Supplements for elevated cortisol 

  1. Vitamin C and B5 (pantothenic acid) are the most important vitamins for the adrenals and healthy cortisol production. Since vitamin B5 appears to reduce cortisol hypersecretion, it is recommended for patients with chronic stress. The complex B vitamins with active methyl or hydroxyl/adenoxyl forms will be useful, it is also useful to use vitamin C, but not more than 1000 mg per day if you have a history of kidney stones in particular or high oxalates detected in your body. 
  2. Relaxation. The task of the adrenal glands is to protect us from a possible threat. Evolutionarily, we are not meant for a lot of emotional stress. Basically, the threats were associated with physical damage, and therefore the “fight or flight” reaction was fixed in our genes. Relaxation allows to restore the normal functioning of the adrenal glands. As such relaxation, walking, meditation, the opportunity to be in silence without rushing can be useful. 
  3. Exercise. The best time for sports load is the morning hours. The fact is that intense exercise in the evening can provoke a non-physiological rise in cortisol and thus cause insomnia or anxiety. Plan your evening exercises in a relaxing way, let it be yoga or stretching, it will reduce your cortisol. 
  4. Sleep. Eight-hour sleep is simply necessary with an increased level of stress. Meditation and yoga in the evening will reduce cortisol levels. Adding the correct low-glycemic carbohydrates to dinner and adaptogens (for high evening cortisol) will improve the quality of sleep.
  5. Herbal Adaptogens. Herbal supplements with withania somnifera (Ashwagandha), Rhodiola rosea, Ginseng, and others help to gently restore the adrenal function. In some cases the Adrenal Cortex glandular or cortisol prescription may be necessary too. Adaptogens that make up these drugs reduce stress levels and help reestablish cortisol to its optimal level. These herbs support the adrenal and pituitary systems, helping them work more efficiently. But only taking herbal adaptogens will not help you feel better faster if the lifestyle measures are not addressed! 

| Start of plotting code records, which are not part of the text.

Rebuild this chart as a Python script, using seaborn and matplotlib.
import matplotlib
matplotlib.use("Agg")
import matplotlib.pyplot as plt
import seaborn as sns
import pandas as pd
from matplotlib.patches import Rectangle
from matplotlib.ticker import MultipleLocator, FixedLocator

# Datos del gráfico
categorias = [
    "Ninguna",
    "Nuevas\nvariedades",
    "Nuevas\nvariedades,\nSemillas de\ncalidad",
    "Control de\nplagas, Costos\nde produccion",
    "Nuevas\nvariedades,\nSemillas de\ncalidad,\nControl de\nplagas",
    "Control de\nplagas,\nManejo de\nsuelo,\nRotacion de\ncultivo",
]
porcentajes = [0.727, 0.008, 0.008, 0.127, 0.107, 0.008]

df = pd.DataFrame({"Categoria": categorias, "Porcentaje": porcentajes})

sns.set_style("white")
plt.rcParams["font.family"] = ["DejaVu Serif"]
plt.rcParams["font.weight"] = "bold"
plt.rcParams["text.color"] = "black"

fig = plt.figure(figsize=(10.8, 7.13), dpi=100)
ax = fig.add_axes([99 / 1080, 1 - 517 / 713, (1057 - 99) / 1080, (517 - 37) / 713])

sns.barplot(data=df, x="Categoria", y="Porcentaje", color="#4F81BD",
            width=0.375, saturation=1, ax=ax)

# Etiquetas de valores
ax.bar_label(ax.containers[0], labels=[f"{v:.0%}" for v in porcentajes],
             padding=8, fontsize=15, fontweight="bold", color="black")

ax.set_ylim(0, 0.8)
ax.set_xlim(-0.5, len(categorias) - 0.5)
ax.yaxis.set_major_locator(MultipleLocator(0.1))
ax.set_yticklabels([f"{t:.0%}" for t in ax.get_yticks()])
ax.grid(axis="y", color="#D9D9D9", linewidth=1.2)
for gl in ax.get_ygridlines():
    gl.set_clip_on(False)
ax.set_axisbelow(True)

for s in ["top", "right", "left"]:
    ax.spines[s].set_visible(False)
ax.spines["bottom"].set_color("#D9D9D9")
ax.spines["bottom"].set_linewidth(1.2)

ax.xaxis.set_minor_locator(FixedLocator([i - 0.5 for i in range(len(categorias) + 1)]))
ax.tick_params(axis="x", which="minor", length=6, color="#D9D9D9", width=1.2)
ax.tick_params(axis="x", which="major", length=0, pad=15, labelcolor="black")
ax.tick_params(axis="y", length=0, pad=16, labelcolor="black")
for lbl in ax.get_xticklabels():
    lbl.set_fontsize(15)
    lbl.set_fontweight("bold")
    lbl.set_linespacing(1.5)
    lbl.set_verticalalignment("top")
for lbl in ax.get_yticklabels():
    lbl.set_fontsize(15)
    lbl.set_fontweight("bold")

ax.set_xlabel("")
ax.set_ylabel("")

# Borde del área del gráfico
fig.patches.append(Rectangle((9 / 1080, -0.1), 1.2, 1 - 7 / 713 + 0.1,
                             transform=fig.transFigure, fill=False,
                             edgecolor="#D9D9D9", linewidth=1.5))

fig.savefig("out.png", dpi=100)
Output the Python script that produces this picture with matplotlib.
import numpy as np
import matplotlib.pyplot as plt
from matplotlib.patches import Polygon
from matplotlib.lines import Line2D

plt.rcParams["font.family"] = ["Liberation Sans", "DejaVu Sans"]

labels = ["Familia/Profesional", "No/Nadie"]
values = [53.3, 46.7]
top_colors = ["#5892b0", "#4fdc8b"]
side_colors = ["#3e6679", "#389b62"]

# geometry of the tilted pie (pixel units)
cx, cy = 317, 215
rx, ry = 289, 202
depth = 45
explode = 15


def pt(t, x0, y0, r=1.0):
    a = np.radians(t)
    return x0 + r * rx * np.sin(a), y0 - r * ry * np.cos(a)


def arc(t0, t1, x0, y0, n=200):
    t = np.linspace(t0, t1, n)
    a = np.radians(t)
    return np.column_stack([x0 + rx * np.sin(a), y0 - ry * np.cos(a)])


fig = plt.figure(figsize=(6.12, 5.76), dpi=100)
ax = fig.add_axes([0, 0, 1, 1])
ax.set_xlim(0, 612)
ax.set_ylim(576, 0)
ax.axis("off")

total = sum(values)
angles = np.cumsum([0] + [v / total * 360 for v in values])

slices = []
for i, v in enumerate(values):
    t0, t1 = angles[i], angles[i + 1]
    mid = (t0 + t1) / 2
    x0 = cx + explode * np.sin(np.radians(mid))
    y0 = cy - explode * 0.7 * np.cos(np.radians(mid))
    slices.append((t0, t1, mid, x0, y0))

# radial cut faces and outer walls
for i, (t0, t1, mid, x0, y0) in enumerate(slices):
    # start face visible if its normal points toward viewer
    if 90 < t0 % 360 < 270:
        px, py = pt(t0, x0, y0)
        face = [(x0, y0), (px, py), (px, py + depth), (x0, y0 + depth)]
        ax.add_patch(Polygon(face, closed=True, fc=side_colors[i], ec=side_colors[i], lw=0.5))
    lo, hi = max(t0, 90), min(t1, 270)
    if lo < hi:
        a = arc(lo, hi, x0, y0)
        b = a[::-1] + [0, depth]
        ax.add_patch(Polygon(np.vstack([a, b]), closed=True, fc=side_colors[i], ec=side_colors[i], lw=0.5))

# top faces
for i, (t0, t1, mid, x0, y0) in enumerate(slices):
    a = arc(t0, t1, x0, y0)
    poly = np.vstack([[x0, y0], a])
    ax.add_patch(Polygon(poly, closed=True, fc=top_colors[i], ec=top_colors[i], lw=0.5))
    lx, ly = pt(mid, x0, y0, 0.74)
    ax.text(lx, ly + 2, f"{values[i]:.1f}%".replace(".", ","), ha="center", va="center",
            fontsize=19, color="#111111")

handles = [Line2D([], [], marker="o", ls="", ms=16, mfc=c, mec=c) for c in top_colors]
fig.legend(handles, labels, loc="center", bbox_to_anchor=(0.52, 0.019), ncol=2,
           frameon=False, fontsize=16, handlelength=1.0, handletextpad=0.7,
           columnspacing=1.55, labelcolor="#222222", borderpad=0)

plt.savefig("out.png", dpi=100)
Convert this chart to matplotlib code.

  6. Melatonin. Melatonin is a hormone regulating the cycle of sleep and wakefulness. It works in together with cortisol. When cortisol falls, melatonin helps you fall asleep. When you sleep, relatively low levels of cortisol allow your cells to recover. If cortisol levels remain elevated, your body cannot repair, and you wake up feeling tired. Taking melatonin at a dose of not more than 3 mg would do no harm while trying to balance cortisol. After restoring proper cortisol levels, you will feel more energy, be more active, cope with stress easier; sleep better; get sick not as often if at all; experience a steady level of energy throughout the day without crashing.